The listing below holds pictures; exclude them. Return exactly the lines from the one with "Generate a Python" through the one with "import plotly.graph_objects as go".

• [Dataset rows]:
━━━━━━━━━━━━━━━━━━━━
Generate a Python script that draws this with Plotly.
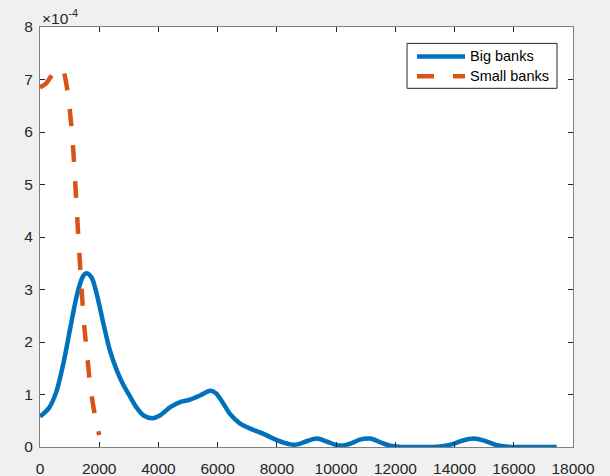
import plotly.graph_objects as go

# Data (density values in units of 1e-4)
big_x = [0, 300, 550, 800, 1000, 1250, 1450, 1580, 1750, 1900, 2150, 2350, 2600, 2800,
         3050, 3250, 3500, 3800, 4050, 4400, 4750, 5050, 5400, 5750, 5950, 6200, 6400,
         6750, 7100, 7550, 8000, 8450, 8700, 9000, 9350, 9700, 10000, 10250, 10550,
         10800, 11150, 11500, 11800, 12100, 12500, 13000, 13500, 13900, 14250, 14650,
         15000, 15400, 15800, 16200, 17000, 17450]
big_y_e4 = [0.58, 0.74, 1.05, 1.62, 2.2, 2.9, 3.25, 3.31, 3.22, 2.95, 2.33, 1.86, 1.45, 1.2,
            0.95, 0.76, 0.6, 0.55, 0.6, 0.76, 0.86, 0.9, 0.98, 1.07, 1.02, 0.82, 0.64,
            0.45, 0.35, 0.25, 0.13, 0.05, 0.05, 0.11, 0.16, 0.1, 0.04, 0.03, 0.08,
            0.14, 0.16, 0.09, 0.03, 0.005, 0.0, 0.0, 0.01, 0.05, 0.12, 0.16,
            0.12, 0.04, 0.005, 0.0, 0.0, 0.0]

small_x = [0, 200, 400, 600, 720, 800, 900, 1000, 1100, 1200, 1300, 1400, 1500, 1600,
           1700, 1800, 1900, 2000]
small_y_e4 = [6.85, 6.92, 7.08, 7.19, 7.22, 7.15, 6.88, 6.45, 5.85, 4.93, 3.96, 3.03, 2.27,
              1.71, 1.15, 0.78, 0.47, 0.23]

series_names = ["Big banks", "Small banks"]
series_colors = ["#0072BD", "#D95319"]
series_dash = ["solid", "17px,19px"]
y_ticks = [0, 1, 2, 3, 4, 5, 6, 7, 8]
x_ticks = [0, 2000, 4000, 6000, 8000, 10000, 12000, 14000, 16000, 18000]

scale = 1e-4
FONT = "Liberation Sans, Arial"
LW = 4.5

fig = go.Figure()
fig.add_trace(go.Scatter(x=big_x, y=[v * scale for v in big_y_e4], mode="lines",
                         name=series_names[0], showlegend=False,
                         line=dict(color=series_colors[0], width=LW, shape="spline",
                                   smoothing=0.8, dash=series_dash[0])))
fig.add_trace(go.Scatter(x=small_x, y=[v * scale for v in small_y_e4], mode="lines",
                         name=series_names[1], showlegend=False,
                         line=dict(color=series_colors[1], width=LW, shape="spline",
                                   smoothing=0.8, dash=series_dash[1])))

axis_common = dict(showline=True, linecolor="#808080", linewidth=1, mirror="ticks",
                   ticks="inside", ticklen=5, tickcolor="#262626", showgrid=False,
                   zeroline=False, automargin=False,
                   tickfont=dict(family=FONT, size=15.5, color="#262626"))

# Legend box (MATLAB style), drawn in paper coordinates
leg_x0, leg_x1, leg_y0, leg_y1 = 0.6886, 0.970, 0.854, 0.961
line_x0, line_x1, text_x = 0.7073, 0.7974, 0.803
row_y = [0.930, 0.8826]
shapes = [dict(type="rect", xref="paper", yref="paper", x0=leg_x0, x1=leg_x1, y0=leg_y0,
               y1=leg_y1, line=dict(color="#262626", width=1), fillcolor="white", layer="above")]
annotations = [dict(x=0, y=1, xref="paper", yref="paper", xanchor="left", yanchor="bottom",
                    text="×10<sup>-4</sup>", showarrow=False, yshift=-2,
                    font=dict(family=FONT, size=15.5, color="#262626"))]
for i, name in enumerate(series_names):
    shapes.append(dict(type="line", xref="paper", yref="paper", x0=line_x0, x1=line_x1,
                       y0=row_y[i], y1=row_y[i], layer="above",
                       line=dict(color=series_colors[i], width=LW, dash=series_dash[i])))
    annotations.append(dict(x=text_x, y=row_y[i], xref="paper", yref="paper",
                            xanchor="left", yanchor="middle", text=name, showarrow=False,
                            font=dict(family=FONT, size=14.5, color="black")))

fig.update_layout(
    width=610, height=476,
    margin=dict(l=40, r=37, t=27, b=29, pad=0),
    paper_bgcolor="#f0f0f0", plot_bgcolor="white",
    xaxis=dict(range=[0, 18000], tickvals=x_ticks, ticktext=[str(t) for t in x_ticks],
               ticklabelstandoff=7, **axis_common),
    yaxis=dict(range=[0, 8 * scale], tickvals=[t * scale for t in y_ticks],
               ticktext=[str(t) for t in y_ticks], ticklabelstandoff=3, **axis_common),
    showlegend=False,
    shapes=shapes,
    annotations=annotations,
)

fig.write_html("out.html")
━━━━━━━━━━━━━━━━━━━━
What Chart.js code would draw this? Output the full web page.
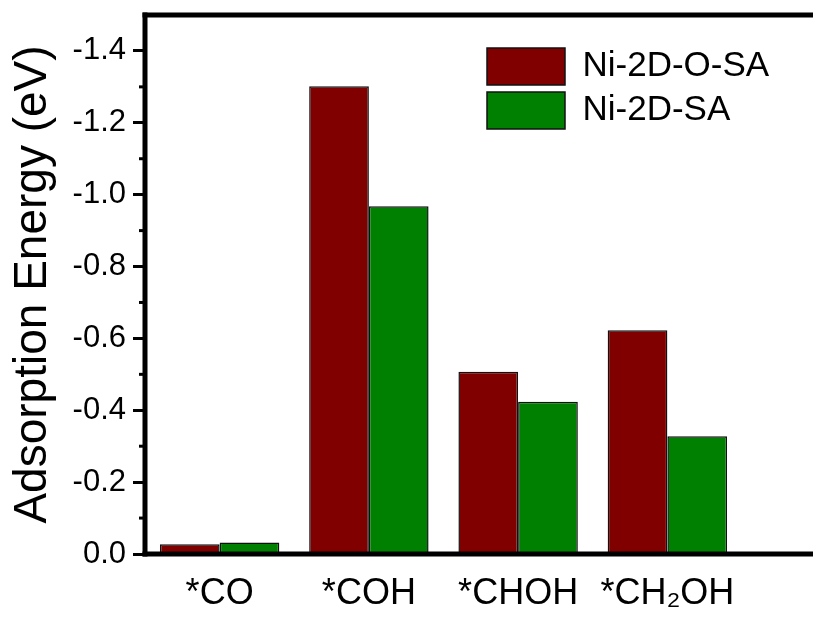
━━━━━━━━━━━━━━━━━━━━
• [Correct answer]:
Generate a Python script that draws this with Plotly.
import plotly.graph_objects as go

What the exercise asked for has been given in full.